◆ Material for this task ◆

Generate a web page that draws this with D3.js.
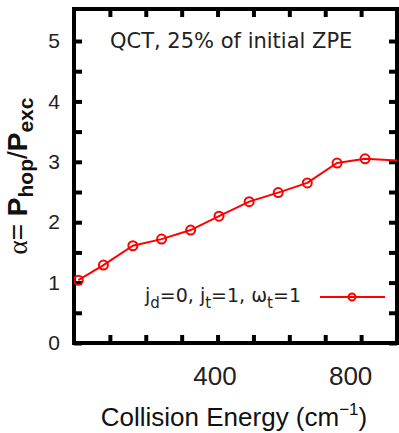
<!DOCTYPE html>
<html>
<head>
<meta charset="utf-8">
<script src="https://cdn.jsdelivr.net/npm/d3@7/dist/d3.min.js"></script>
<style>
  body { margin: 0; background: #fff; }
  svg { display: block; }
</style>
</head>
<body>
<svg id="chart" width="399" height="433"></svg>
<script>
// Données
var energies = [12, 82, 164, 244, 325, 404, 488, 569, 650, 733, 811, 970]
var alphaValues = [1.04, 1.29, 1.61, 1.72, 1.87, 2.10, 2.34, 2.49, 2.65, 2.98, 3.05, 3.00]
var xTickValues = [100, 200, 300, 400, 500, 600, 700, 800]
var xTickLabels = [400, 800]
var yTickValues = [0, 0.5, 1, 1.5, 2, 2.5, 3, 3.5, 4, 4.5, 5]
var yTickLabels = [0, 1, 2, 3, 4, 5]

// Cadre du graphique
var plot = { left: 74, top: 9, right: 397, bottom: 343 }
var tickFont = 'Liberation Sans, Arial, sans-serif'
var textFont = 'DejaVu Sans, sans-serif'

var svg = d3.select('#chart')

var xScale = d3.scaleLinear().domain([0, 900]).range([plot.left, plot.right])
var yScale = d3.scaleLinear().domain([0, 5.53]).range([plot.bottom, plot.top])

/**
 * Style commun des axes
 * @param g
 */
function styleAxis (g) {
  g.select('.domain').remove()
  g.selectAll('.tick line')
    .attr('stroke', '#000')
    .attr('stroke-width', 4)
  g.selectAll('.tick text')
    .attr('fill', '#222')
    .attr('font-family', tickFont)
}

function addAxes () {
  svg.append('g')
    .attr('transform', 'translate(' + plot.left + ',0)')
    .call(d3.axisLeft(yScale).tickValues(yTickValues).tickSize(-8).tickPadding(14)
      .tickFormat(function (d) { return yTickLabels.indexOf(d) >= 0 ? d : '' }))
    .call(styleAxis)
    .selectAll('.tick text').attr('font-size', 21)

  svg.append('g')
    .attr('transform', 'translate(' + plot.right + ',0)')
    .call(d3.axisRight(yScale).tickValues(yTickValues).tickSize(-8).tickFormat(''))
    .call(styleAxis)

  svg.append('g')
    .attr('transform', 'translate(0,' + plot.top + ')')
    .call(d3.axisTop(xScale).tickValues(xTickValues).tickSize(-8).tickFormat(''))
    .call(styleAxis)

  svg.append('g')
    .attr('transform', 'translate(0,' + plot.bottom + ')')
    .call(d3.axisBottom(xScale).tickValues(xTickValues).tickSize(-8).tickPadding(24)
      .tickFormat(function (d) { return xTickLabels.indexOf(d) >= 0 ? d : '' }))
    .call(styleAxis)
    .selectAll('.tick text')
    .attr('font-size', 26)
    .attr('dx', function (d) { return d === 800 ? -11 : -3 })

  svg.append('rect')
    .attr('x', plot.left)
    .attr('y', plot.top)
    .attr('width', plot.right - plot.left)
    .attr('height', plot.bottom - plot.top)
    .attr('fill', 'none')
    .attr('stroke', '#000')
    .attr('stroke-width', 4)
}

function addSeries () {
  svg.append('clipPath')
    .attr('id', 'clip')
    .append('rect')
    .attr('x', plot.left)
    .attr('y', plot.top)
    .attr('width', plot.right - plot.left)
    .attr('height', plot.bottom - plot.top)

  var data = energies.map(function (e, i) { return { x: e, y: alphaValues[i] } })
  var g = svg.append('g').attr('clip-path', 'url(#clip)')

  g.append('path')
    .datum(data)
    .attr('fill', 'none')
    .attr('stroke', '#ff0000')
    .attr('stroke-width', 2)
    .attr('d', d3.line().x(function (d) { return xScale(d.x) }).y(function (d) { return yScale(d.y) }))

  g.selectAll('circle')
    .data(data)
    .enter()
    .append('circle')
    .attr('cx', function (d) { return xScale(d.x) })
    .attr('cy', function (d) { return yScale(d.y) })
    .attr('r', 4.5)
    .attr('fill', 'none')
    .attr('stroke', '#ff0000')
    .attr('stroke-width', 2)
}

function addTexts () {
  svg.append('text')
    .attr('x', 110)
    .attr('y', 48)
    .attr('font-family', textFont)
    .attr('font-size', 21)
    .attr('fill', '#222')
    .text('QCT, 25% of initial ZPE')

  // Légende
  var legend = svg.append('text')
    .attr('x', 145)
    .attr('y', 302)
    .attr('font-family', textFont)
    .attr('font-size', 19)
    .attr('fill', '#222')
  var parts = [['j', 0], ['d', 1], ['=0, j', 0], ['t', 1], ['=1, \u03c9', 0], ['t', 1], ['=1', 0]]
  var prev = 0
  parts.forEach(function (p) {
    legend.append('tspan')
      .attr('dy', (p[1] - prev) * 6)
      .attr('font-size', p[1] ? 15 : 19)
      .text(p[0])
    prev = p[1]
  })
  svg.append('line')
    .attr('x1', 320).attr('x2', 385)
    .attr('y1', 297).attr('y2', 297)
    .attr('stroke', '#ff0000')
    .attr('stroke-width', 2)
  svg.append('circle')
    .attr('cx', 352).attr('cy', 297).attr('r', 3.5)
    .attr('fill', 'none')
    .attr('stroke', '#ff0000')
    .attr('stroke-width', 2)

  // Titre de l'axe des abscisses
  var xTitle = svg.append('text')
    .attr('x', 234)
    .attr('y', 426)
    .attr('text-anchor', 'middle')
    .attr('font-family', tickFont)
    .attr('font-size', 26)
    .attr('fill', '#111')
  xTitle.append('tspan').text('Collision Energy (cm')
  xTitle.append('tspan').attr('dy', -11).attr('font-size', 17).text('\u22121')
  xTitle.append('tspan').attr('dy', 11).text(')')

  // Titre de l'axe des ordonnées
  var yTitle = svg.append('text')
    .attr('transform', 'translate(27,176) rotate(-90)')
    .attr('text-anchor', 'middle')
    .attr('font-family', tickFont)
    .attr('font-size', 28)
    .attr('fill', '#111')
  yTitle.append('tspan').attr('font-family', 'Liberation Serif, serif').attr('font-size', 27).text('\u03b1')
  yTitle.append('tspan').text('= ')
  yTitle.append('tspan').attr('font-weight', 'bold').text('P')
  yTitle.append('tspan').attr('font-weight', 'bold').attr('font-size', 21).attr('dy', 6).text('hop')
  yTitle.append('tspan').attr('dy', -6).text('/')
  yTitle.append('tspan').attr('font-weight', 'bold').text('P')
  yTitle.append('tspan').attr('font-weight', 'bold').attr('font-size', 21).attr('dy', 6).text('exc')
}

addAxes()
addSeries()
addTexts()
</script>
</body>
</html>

...

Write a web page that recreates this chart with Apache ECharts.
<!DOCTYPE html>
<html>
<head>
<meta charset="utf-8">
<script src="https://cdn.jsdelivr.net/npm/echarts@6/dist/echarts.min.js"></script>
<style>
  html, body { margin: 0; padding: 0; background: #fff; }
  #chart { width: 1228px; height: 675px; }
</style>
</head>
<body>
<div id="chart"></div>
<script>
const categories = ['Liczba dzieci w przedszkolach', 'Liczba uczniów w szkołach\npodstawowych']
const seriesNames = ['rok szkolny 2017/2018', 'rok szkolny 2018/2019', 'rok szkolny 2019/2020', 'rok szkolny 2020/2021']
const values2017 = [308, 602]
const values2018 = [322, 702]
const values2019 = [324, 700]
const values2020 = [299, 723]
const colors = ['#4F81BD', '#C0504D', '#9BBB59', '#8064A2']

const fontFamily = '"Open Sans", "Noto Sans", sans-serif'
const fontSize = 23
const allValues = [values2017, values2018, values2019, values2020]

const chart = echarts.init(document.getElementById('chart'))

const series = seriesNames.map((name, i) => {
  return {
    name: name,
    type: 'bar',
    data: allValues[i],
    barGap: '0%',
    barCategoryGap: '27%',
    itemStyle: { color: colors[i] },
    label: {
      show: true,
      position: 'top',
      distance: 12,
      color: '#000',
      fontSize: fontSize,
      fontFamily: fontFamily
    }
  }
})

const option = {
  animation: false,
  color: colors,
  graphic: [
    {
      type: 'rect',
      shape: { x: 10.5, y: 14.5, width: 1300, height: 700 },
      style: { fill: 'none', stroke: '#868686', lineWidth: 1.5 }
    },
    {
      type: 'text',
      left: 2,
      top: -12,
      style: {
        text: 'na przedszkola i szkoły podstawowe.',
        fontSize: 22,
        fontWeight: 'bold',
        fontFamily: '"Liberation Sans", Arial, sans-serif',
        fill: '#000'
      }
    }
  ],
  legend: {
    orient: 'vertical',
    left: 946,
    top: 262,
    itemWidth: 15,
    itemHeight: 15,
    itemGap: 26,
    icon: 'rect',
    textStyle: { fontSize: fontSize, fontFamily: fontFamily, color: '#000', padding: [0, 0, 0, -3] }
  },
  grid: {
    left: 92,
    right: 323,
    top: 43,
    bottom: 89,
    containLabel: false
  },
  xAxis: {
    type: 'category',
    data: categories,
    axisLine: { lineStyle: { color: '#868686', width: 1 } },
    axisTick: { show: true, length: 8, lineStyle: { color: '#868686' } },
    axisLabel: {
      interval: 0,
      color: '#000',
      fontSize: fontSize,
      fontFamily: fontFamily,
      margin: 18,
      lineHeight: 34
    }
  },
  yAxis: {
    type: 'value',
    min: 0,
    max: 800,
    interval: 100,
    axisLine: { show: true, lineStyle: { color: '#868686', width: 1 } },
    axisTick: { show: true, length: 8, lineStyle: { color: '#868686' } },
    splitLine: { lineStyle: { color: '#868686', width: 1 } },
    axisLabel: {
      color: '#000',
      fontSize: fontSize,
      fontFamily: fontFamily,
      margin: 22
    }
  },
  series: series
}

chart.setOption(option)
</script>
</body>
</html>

◆ Exercise aim ◆
Only the lines from the one holding "Generate a web" to the one holding "var yTickLabels = [0, 1, 2, 3, 4, 5]" should be returned, both included and exactly as written, with no pictures.

◆ Task output ◆
Generate a web page that draws this with D3.js.
<!DOCTYPE html>
<html>
<head>
<meta charset="utf-8">
<script src="https://cdn.jsdelivr.net/npm/d3@7/dist/d3.min.js"></script>
<style>
  body { margin: 0; background: #fff; }
  svg { display: block; }
</style>
</head>
<body>
<svg id="chart" width="399" height="433"></svg>
<script>
// Données
var energies = [12, 82, 164, 244, 325, 404, 488, 569, 650, 733, 811, 970]
var alphaValues = [1.04, 1.29, 1.61, 1.72, 1.87, 2.10, 2.34, 2.49, 2.65, 2.98, 3.05, 3.00]
var xTickValues = [100, 200, 300, 400, 500, 600, 700, 800]
var xTickLabels = [400, 800]
var yTickValues = [0, 0.5, 1, 1.5, 2, 2.5, 3, 3.5, 4, 4.5, 5]
var yTickLabels = [0, 1, 2, 3, 4, 5]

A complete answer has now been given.